### EXERCISE TASK
Repeat all of the material below exactly as written, images excluded.

---------------

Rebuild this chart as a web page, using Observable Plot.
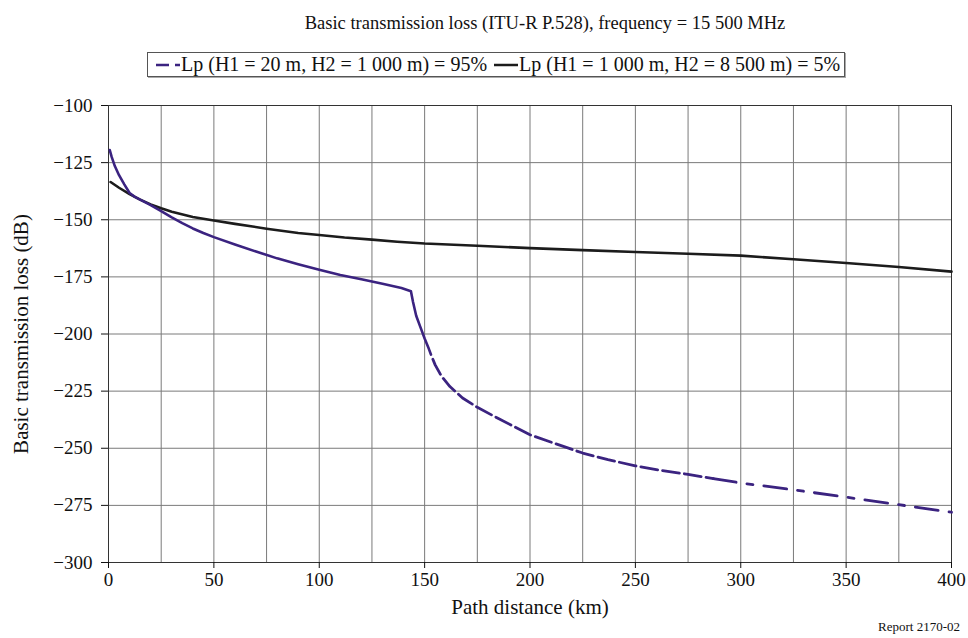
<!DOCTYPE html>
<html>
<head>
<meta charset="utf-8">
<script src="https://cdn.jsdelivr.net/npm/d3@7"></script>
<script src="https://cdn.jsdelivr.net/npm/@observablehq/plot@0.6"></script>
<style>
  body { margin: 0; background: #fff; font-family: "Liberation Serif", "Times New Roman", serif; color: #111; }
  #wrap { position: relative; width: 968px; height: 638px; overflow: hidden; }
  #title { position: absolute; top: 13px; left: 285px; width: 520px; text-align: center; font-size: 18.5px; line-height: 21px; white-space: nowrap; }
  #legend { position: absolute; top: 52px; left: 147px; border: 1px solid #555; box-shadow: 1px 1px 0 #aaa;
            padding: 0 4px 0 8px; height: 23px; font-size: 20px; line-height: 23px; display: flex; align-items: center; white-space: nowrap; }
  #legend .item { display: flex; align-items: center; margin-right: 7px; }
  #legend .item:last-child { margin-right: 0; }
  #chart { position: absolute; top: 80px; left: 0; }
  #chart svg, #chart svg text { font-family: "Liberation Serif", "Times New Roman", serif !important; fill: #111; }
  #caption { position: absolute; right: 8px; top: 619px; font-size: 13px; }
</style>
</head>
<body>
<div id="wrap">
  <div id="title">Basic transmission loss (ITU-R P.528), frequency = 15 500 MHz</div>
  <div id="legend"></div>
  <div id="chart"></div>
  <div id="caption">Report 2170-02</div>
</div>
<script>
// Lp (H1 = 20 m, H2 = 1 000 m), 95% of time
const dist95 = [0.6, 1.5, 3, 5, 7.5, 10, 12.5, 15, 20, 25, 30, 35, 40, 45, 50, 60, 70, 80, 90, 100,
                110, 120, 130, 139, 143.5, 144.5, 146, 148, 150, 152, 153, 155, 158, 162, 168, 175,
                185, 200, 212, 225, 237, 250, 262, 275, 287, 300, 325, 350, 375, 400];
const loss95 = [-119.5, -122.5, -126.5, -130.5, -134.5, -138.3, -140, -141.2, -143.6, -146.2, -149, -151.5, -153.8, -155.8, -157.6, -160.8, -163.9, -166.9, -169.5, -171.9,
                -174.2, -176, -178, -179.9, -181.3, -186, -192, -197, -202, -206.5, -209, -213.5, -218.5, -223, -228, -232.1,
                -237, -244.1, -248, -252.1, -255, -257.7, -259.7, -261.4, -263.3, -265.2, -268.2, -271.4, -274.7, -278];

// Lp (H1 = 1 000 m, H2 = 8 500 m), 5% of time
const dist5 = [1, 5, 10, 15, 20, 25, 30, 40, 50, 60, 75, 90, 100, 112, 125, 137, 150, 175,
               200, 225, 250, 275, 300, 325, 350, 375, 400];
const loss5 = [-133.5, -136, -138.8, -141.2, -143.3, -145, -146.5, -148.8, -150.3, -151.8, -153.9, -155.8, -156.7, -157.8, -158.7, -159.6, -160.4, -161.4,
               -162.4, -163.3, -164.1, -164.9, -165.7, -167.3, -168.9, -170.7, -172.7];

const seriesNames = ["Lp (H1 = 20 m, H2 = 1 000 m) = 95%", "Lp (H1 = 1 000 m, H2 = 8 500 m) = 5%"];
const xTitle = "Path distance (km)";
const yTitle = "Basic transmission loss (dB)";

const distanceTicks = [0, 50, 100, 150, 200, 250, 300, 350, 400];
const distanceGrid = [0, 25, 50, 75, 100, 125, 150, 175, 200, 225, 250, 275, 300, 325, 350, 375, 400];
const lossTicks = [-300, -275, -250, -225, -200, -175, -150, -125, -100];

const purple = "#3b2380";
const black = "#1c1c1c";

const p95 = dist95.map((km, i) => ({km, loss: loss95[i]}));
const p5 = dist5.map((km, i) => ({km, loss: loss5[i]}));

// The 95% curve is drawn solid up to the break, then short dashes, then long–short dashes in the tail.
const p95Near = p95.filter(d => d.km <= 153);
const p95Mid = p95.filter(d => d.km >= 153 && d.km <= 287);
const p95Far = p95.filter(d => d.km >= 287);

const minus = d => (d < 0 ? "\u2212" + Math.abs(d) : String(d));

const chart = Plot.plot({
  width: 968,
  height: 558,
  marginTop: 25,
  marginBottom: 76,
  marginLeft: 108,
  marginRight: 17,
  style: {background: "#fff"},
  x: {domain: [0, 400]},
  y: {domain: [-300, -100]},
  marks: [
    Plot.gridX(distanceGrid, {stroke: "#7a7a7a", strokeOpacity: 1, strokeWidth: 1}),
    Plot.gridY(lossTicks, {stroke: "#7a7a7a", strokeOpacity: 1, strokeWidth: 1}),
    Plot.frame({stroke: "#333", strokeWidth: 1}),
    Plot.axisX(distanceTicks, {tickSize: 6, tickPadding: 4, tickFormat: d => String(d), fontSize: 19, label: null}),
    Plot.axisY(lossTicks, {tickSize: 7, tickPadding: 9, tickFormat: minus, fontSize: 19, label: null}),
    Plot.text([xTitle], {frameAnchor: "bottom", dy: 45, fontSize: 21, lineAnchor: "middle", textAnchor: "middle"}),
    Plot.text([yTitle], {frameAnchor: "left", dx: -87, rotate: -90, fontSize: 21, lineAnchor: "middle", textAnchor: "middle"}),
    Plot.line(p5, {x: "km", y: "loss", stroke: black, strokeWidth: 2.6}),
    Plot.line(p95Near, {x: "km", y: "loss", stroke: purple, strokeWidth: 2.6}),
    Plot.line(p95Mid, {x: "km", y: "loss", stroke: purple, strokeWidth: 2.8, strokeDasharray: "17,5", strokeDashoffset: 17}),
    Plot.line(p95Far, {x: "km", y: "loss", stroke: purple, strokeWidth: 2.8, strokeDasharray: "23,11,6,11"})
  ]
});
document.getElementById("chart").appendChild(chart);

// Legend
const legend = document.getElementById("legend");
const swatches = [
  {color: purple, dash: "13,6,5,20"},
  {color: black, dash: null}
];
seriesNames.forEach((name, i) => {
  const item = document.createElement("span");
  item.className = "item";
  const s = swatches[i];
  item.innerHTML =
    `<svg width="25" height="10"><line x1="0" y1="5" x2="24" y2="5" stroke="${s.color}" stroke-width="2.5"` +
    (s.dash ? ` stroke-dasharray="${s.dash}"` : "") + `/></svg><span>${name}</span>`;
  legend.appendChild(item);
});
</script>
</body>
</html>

---------------

### EXERCISE RESPONSE
Rebuild this chart as a web page, using Observable Plot.
<!DOCTYPE html>
<html>
<head>
<meta charset="utf-8">
<script src="https://cdn.jsdelivr.net/npm/d3@7"></script>
<script src="https://cdn.jsdelivr.net/npm/@observablehq/plot@0.6"></script>
<style>
  body { margin: 0; background: #fff; font-family: "Liberation Serif", "Times New Roman", serif; color: #111; }
  #wrap { position: relative; width: 968px; height: 638px; overflow: hidden; }
  #title { position: absolute; top: 13px; left: 285px; width: 520px; text-align: center; font-size: 18.5px; line-height: 21px; white-space: nowrap; }
  #legend { position: absolute; top: 52px; left: 147px; border: 1px solid #555; box-shadow: 1px 1px 0 #aaa;
            padding: 0 4px 0 8px; height: 23px; font-size: 20px; line-height: 23px; display: flex; align-items: center; white-space: nowrap; }
  #legend .item { display: flex; align-items: center; margin-right: 7px; }
  #legend .item:last-child { margin-right: 0; }
  #chart { position: absolute; top: 80px; left: 0; }
  #chart svg, #chart svg text { font-family: "Liberation Serif", "Times New Roman", serif !important; fill: #111; }
  #caption { position: absolute; right: 8px; top: 619px; font-size: 13px; }
</style>
</head>
<body>
<div id="wrap">
  <div id="title">Basic transmission loss (ITU-R P.528), frequency = 15 500 MHz</div>
  <div id="legend"></div>
  <div id="chart"></div>
  <div id="caption">Report 2170-02</div>
</div>
<script>
// Lp (H1 = 20 m, H2 = 1 000 m), 95% of time
const dist95 = [0.6, 1.5, 3, 5, 7.5, 10, 12.5, 15, 20, 25, 30, 35, 40, 45, 50, 60, 70, 80, 90, 100,
                110, 120, 130, 139, 143.5, 144.5, 146, 148, 150, 152, 153, 155, 158, 162, 168, 175,
                185, 200, 212, 225, 237, 250, 262, 275, 287, 300, 325, 350, 375, 400];
const loss95 = [-119.5, -122.5, -126.5, -130.5, -134.5, -138.3, -140, -141.2, -143.6, -146.2, -149, -151.5, -153.8, -155.8, -157.6, -160.8, -163.9, -166.9, -169.5, -171.9,
                -174.2, -176, -178, -179.9, -181.3, -186, -192, -197, -202, -206.5, -209, -213.5, -218.5, -223, -228, -232.1,
                -237, -244.1, -248, -252.1, -255, -257.7, -259.7, -261.4, -263.3, -265.2, -268.2, -271.4, -274.7, -278];

// Lp (H1 = 1 000 m, H2 = 8 500 m), 5% of time
const dist5 = [1, 5, 10, 15, 20, 25, 30, 40, 50, 60, 75, 90, 100, 112, 125, 137, 150, 175,
               200, 225, 250, 275, 300, 325, 350, 375, 400];
const loss5 = [-133.5, -136, -138.8, -141.2, -143.3, -145, -146.5, -148.8, -150.3, -151.8, -153.9, -155.8, -156.7, -157.8, -158.7, -159.6, -160.4, -161.4,
               -162.4, -163.3, -164.1, -164.9, -165.7, -167.3, -168.9, -170.7, -172.7];

const seriesNames = ["Lp (H1 = 20 m, H2 = 1 000 m) = 95%", "Lp (H1 = 1 000 m, H2 = 8 500 m) = 5%"];
const xTitle = "Path distance (km)";
const yTitle = "Basic transmission loss (dB)";

const distanceTicks = [0, 50, 100, 150, 200, 250, 300, 350, 400];
const distanceGrid = [0, 25, 50, 75, 100, 125, 150, 175, 200, 225, 250, 275, 300, 325, 350, 375, 400];
const lossTicks = [-300, -275, -250, -225, -200, -175, -150, -125, -100];

const purple = "#3b2380";
const black = "#1c1c1c";

const p95 = dist95.map((km, i) => ({km, loss: loss95[i]}));
const p5 = dist5.map((km, i) => ({km, loss: loss5[i]}));

// The 95% curve is drawn solid up to the break, then short dashes, then long–short dashes in the tail.
const p95Near = p95.filter(d => d.km <= 153);
const p95Mid = p95.filter(d => d.km >= 153 && d.km <= 287);
const p95Far = p95.filter(d => d.km >= 287);

const minus = d => (d < 0 ? "\u2212" + Math.abs(d) : String(d));

const chart = Plot.plot({
  width: 968,
  height: 558,
  marginTop: 25,
  marginBottom: 76,
  marginLeft: 108,
  marginRight: 17,
  style: {background: "#fff"},
  x: {domain: [0, 400]},
  y: {domain: [-300, -100]},
  marks: [
    Plot.gridX(distanceGrid, {stroke: "#7a7a7a", strokeOpacity: 1, strokeWidth: 1}),
    Plot.gridY(lossTicks, {stroke: "#7a7a7a", strokeOpacity: 1, strokeWidth: 1}),
    Plot.frame({stroke: "#333", strokeWidth: 1}),
    Plot.axisX(distanceTicks, {tickSize: 6, tickPadding: 4, tickFormat: d => String(d), fontSize: 19, label: null}),
    Plot.axisY(lossTicks, {tickSize: 7, tickPadding: 9, tickFormat: minus, fontSize: 19, label: null}),
    Plot.text([xTitle], {frameAnchor: "bottom", dy: 45, fontSize: 21, lineAnchor: "middle", textAnchor: "middle"}),
    Plot.text([yTitle], {frameAnchor: "left", dx: -87, rotate: -90, fontSize: 21, lineAnchor: "middle", textAnchor: "middle"}),
    Plot.line(p5, {x: "km", y: "loss", stroke: black, strokeWidth: 2.6}),
    Plot.line(p95Near, {x: "km", y: "loss", stroke: purple, strokeWidth: 2.6}),
    Plot.line(p95Mid, {x: "km", y: "loss", stroke: purple, strokeWidth: 2.8, strokeDasharray: "17,5", strokeDashoffset: 17}),
    Plot.line(p95Far, {x: "km", y: "loss", stroke: purple, strokeWidth: 2.8, strokeDasharray: "23,11,6,11"})
  ]
});
document.getElementById("chart").appendChild(chart);

// Legend
const legend = document.getElementById("legend");
const swatches = [
  {color: purple, dash: "13,6,5,20"},
  {color: black, dash: null}
];
seriesNames.forEach((name, i) => {
  const item = document.createElement("span");
  item.className = "item";
  const s = swatches[i];
  item.innerHTML =
    `<svg width="25" height="10"><line x1="0" y1="5" x2="24" y2="5" stroke="${s.color}" stroke-width="2.5"` +
    (s.dash ? ` stroke-dasharray="${s.dash}"` : "") + `/></svg><span>${name}</span>`;
  legend.appendChild(item);
});
</script>
</body>
</html>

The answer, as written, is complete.